#### [PROVIDED DATA]
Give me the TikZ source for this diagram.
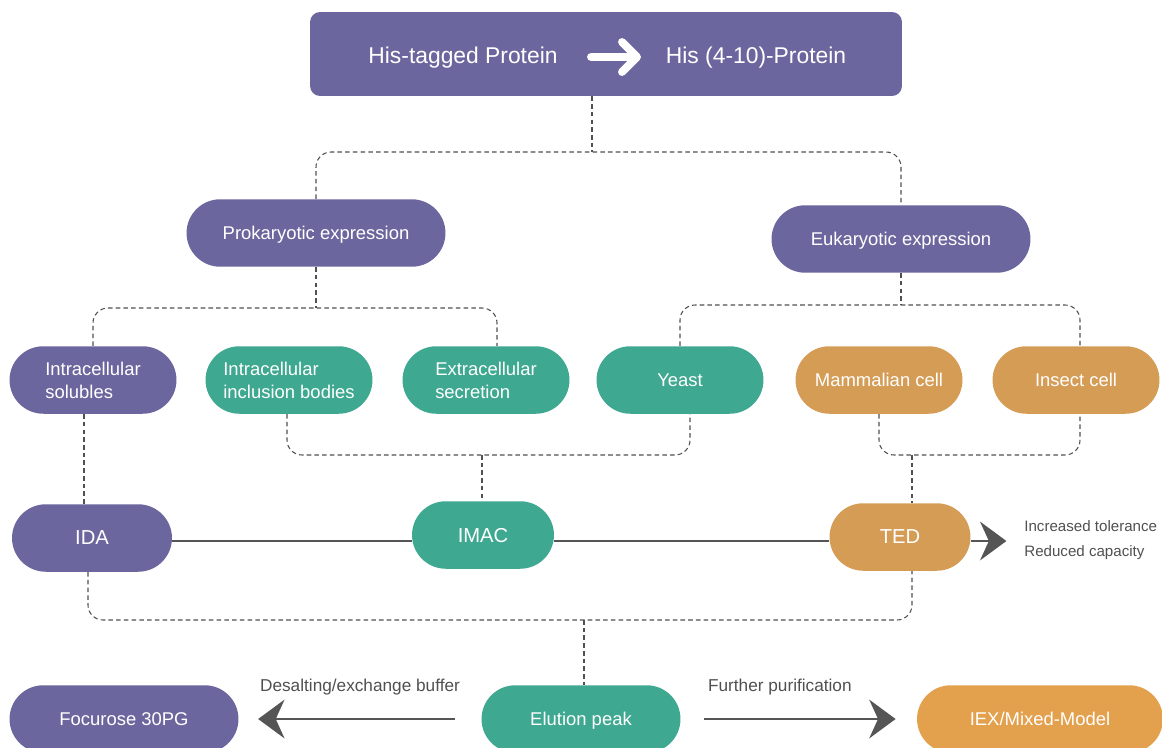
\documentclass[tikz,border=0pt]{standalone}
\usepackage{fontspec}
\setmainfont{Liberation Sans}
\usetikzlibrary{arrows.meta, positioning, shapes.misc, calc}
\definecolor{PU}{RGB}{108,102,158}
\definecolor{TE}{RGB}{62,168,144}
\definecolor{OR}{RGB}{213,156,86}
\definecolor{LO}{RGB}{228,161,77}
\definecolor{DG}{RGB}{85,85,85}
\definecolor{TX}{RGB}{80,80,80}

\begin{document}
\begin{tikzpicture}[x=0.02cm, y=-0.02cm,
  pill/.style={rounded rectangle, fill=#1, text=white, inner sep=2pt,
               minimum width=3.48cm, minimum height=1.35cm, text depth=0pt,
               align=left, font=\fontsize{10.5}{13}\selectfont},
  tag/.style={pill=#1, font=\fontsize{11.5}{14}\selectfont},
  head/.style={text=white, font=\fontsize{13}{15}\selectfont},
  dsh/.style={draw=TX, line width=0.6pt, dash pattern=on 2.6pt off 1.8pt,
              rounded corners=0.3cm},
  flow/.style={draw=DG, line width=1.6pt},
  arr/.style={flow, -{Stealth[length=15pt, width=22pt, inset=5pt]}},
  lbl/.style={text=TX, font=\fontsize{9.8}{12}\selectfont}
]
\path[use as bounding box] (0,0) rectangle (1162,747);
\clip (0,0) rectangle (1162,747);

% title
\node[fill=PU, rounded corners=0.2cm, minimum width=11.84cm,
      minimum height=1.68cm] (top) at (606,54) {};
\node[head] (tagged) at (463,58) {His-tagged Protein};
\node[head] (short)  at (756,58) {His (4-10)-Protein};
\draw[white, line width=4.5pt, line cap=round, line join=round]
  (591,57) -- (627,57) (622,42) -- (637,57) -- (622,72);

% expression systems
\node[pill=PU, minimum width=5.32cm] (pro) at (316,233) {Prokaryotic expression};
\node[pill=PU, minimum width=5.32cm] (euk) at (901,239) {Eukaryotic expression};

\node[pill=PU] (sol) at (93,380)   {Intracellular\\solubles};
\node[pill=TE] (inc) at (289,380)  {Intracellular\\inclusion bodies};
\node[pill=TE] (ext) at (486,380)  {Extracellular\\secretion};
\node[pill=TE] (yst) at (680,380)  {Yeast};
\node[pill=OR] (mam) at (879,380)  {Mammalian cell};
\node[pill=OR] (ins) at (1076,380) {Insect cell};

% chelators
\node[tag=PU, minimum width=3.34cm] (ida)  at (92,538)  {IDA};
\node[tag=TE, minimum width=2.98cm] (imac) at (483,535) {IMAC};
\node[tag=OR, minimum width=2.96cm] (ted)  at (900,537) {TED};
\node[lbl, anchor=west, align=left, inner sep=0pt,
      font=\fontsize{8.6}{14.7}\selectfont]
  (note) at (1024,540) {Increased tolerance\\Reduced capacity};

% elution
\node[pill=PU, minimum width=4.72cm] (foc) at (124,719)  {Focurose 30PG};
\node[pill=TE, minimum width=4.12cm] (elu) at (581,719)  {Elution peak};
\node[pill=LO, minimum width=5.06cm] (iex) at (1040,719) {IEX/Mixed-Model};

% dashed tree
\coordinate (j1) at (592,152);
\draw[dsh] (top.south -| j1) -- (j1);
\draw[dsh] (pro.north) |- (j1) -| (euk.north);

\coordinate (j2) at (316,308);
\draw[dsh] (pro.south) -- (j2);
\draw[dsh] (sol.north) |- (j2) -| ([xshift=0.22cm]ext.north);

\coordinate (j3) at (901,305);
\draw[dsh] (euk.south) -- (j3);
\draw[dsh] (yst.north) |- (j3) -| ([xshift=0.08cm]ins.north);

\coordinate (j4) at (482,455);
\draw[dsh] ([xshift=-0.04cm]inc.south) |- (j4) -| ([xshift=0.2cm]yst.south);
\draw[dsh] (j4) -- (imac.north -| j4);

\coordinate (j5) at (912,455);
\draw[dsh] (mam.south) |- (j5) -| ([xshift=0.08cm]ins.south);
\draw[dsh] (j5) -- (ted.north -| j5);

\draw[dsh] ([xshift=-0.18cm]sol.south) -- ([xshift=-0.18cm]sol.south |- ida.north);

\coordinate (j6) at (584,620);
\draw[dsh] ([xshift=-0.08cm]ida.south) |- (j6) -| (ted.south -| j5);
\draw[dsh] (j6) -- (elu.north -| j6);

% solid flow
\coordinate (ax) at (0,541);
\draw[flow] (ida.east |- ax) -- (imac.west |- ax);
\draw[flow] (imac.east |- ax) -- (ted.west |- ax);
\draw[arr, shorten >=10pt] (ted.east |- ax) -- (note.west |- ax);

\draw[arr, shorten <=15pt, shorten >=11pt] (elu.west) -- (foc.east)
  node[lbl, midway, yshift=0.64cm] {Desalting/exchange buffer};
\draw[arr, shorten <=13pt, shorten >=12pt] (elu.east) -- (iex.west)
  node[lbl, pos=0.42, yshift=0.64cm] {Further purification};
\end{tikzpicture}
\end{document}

#### [PROBLEM]
Except for the pictures, give all the material above again verbatim.

#### [REPLY TO THE TASK]
Give me the TikZ source for this diagram.
\documentclass[tikz,border=0pt]{standalone}
\usepackage{fontspec}
\setmainfont{Liberation Sans}
\usetikzlibrary{arrows.meta, positioning, shapes.misc, calc}
\definecolor{PU}{RGB}{108,102,158}
\definecolor{TE}{RGB}{62,168,144}
\definecolor{OR}{RGB}{213,156,86}
\definecolor{LO}{RGB}{228,161,77}
\definecolor{DG}{RGB}{85,85,85}
\definecolor{TX}{RGB}{80,80,80}

\begin{document}
\begin{tikzpicture}[x=0.02cm, y=-0.02cm,
  pill/.style={rounded rectangle, fill=#1, text=white, inner sep=2pt,
               minimum width=3.48cm, minimum height=1.35cm, text depth=0pt,
               align=left, font=\fontsize{10.5}{13}\selectfont},
  tag/.style={pill=#1, font=\fontsize{11.5}{14}\selectfont},
  head/.style={text=white, font=\fontsize{13}{15}\selectfont},
  dsh/.style={draw=TX, line width=0.6pt, dash pattern=on 2.6pt off 1.8pt,
              rounded corners=0.3cm},
  flow/.style={draw=DG, line width=1.6pt},
  arr/.style={flow, -{Stealth[length=15pt, width=22pt, inset=5pt]}},
  lbl/.style={text=TX, font=\fontsize{9.8}{12}\selectfont}
]
\path[use as bounding box] (0,0) rectangle (1162,747);
\clip (0,0) rectangle (1162,747);

% title
\node[fill=PU, rounded corners=0.2cm, minimum width=11.84cm,
      minimum height=1.68cm] (top) at (606,54) {};
\node[head] (tagged) at (463,58) {His-tagged Protein};
\node[head] (short)  at (756,58) {His (4-10)-Protein};
\draw[white, line width=4.5pt, line cap=round, line join=round]
  (591,57) -- (627,57) (622,42) -- (637,57) -- (622,72);

% expression systems
\node[pill=PU, minimum width=5.32cm] (pro) at (316,233) {Prokaryotic expression};
\node[pill=PU, minimum width=5.32cm] (euk) at (901,239) {Eukaryotic expression};

\node[pill=PU] (sol) at (93,380)   {Intracellular\\solubles};
\node[pill=TE] (inc) at (289,380)  {Intracellular\\inclusion bodies};
\node[pill=TE] (ext) at (486,380)  {Extracellular\\secretion};
\node[pill=TE] (yst) at (680,380)  {Yeast};
\node[pill=OR] (mam) at (879,380)  {Mammalian cell};
\node[pill=OR] (ins) at (1076,380) {Insect cell};

% chelators
\node[tag=PU, minimum width=3.34cm] (ida)  at (92,538)  {IDA};
\node[tag=TE, minimum width=2.98cm] (imac) at (483,535) {IMAC};
\node[tag=OR, minimum width=2.96cm] (ted)  at (900,537) {TED};
\node[lbl, anchor=west, align=left, inner sep=0pt,
      font=\fontsize{8.6}{14.7}\selectfont]
  (note) at (1024,540) {Increased tolerance\\Reduced capacity};

% elution
\node[pill=PU, minimum width=4.72cm] (foc) at (124,719)  {Focurose 30PG};
\node[pill=TE, minimum width=4.12cm] (elu) at (581,719)  {Elution peak};
\node[pill=LO, minimum width=5.06cm] (iex) at (1040,719) {IEX/Mixed-Model};

% dashed tree
\coordinate (j1) at (592,152);
\draw[dsh] (top.south -| j1) -- (j1);
\draw[dsh] (pro.north) |- (j1) -| (euk.north);

\coordinate (j2) at (316,308);
\draw[dsh] (pro.south) -- (j2);
\draw[dsh] (sol.north) |- (j2) -| ([xshift=0.22cm]ext.north);

\coordinate (j3) at (901,305);
\draw[dsh] (euk.south) -- (j3);
\draw[dsh] (yst.north) |- (j3) -| ([xshift=0.08cm]ins.north);

\coordinate (j4) at (482,455);
\draw[dsh] ([xshift=-0.04cm]inc.south) |- (j4) -| ([xshift=0.2cm]yst.south);
\draw[dsh] (j4) -- (imac.north -| j4);

\coordinate (j5) at (912,455);
\draw[dsh] (mam.south) |- (j5) -| ([xshift=0.08cm]ins.south);
\draw[dsh] (j5) -- (ted.north -| j5);

\draw[dsh] ([xshift=-0.18cm]sol.south) -- ([xshift=-0.18cm]sol.south |- ida.north);

\coordinate (j6) at (584,620);
\draw[dsh] ([xshift=-0.08cm]ida.south) |- (j6) -| (ted.south -| j5);
\draw[dsh] (j6) -- (elu.north -| j6);

% solid flow
\coordinate (ax) at (0,541);
\draw[flow] (ida.east |- ax) -- (imac.west |- ax);
\draw[flow] (imac.east |- ax) -- (ted.west |- ax);
\draw[arr, shorten >=10pt] (ted.east |- ax) -- (note.west |- ax);

\draw[arr, shorten <=15pt, shorten >=11pt] (elu.west) -- (foc.east)
  node[lbl, midway, yshift=0.64cm] {Desalting/exchange buffer};
\draw[arr, shorten <=13pt, shorten >=12pt] (elu.east) -- (iex.west)
  node[lbl, pos=0.42, yshift=0.64cm] {Further purification};
\end{tikzpicture}
\end{document}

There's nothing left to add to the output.